How to Select an Appropriate Electrode Coating in the Electrolysis Process

Aug 16, 2021

How to Select an Appropriate Electrode Coating in the Electrolysis Process

It is generally accepted that a good catalyst for the oxygen evolution reaction (OER) must have a relatively high electronic conductivity, high affinity for adsorbed hydroxide intermediates and the electrode must be resistant to corrosion. Noble metal oxides of Ru, Ir, Rh, etc. are considered to be good electrocatalysts for the OER. However, noble metal oxide coatings can dissolve when exposed to harsh industrial conditions such as higher current densities (30 mA cm-2), strong acids (pH < 2), and aggressive chloride environments.

The appropriate selection of electrode materials is a prerequisite to optimizing the parameters in the electrolysis process. The most important requirements for an electrode coating material are:
1. Long-term stability (both mechanically and chemically);
2. Good electrocatalytic properties;
3. Available at low cost;
4. High surface area;
5. High electrical conductivity;
6. Minimal trapping of gas bubbles;
7. Selective for designated reactions;
8. Safe to handle.

It is important that an industrial coating material meets the requirements listed. However, it is highly unlikely a coating material will have all the characteristics required. In practice, a coating material with optimum properties for a given application will be selected. Thus, a coating with optimum activity, stability, and low cost will usually be selected.

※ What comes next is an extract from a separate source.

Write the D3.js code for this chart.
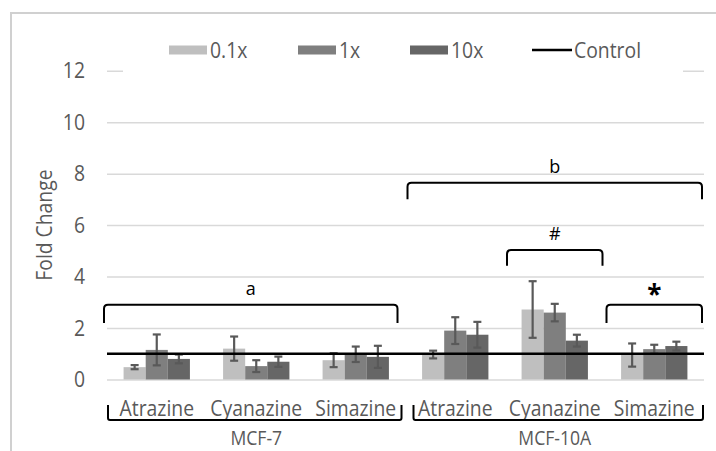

It has been established that the performance of some precious metal oxides is far better than their corresponding precious metals. Conducting oxides or semiconducting oxides that can be doped are usually added to the active coating to stabilize it. Ta2O5, TiO2, ZrO2, SnO2 are examples of such stabilizing oxides. The electrocatalytic activity of oxide electrode coatings is controlled by factors such as the chemical nature of the catalyst, morphology, stoichiometry, band structure of the oxide, surface electronic structure, etc. These may be grouped into chemical (based on chemical composition) and structural (based on morphological features) factors.